The American Emilio carries dual cultural lineage. Italian-American naming has used Emilio sparingly across the 20th century. Spanish-language American naming has been steadier, particularly in Mexican-American and broader Latino communities. Emilio Estevez (the actor, born 1962) gave the name its highest-visibility modern American anchor, and his career through the 1980s and 1990s — particularly The Mighty Ducks (1992-1996) — kept the name in mainstream cultural circulation.
The Emilio versus Emiliano question
From a marketing read, Emilio and Emiliano do related but distinct work. Emilio is shorter (three syllables versus four), reads as comfortable in both Italian and Spanish-coded households, and carries the Estevez Hollywood anchor. Emiliano is more emphatically Spanish-language coded, more closely tied to Mexican history (Zapata), and currently sits at a higher chart position.
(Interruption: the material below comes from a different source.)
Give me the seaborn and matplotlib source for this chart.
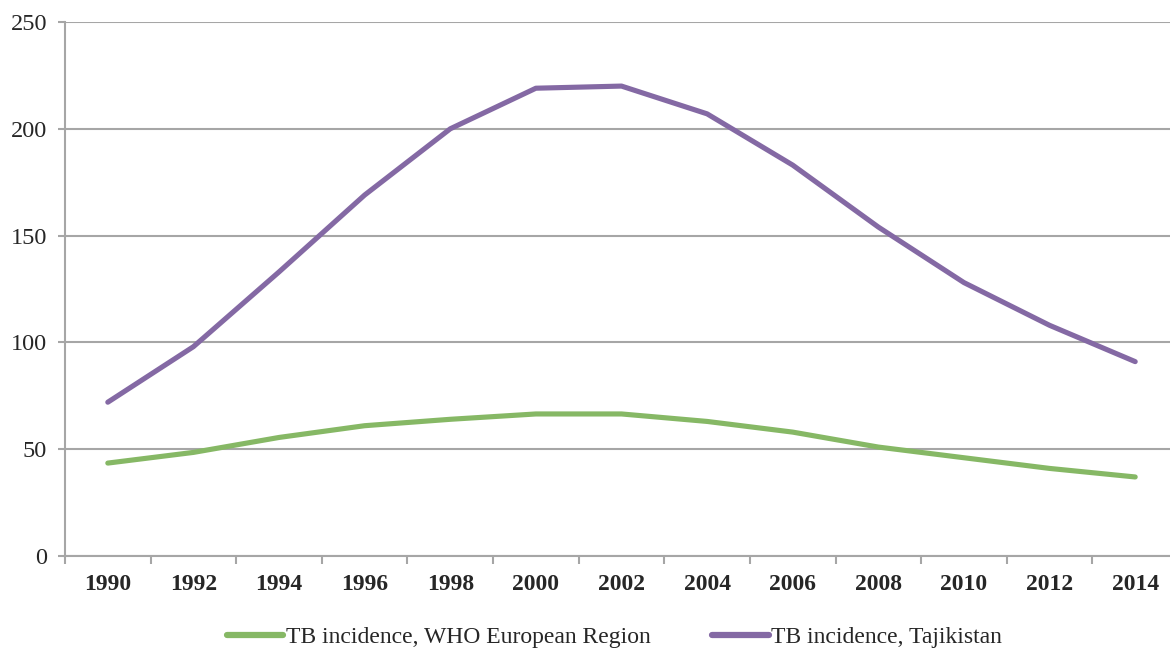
import matplotlib
matplotlib.use("Agg")
import matplotlib.pyplot as plt
import seaborn as sns
import pandas as pd
from matplotlib.ticker import MultipleLocator, FixedLocator

years = [1990, 1992, 1994, 1996, 1998, 2000, 2002, 2004, 2006, 2008, 2010, 2012, 2014]
europe = [43.5, 48.5, 55.5, 61, 64, 66.5, 66.5, 63, 58, 51, 46, 41, 37]
tajikistan = [72, 98, 133, 169, 200, 219, 220, 207, 183, 154, 128, 108, 91]
series_names = ["TB incidence, WHO European Region", "TB incidence, Tajikistan"]
palette = ["#86B865", "#8469A4"]

df = pd.concat([
    pd.DataFrame({"year": years, "value": europe, "series": series_names[0]}),
    pd.DataFrame({"year": years, "value": tajikistan, "series": series_names[1]}),
])

sns.set_theme(style="white")
plt.rcParams["font.family"] = ["Liberation Serif", "DejaVu Serif"]

fig = plt.figure(figsize=(11.7, 6.52), dpi=100)
ax = fig.add_axes([65 / 1170, 1 - 556 / 652, 1113 / 1170, 534 / 652])

sns.lineplot(data=df, x="year", y="value", hue="series", palette=palette,
             linewidth=3.7, ax=ax, legend=False, zorder=3)

ax.set_xlim(1989, 2015)
ax.set_ylim(0, 250)
ax.yaxis.set_major_locator(MultipleLocator(50))
ax.xaxis.set_major_locator(FixedLocator(years))
ax.xaxis.set_minor_locator(FixedLocator(list(range(1989, 2016, 2))))
ax.set_xticklabels([str(y) for y in years], fontweight="bold", fontsize=17)
ax.tick_params(axis="x", which="major", length=0, pad=13)
ax.tick_params(axis="x", which="minor", length=6, width=1.5, color="#A6A6A6", direction="out", bottom=True)
ax.tick_params(axis="y", length=5, width=1.5, color="#A6A6A6", labelsize=17.5, pad=8, left=True)
ax.grid(axis="y", color="#A6A6A6", linewidth=1.5, zorder=0)
ax.set_axisbelow(True)
ax.set_xlabel("")
ax.set_ylabel("")
for side in ["top", "right"]:
    ax.spines[side].set_visible(False)
for side in ["left", "bottom"]:
    ax.spines[side].set_color("#A6A6A6")
    ax.spines[side].set_linewidth(1.5)

handles = [plt.Line2D([0], [0], color=c, linewidth=4.5, solid_capstyle="round") for c in palette]
fig.legend(handles, series_names, loc="center", bbox_to_anchor=(0.525, 1 - 637 / 652),
           ncol=2, frameon=False, fontsize=17, handlelength=2.4, handletextpad=0.1,
           columnspacing=2.6)

fig.savefig("out.png", dpi=100)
Many families considering one of these names ultimately choose between them on register grounds rather than meaning grounds. The etymology is shared, but the cultural register differs. Both are riding the broader Latin-Italian classical wave that has lifted Leonardo, Luca, and Lorenzo through the 2020s.
The counter-reading
The honest concern with Emilio is the Emiliano competition. Emiliano sits 39 positions higher on the current chart, which means parents picking Emilio are picking the less-fashionable variant of essentially the same name. For families with clear Italian heritage Emilio is the right choice; for families with Mexican heritage Emiliano often feels more grounded. Common pairings favour clean middles: Emilio Antonio, Emilio Carlos, Emilio Daniel. The Spanish-origin cluster shows where Emilio fits among its peers in the Latino chart family, alongside Mateo and Diego.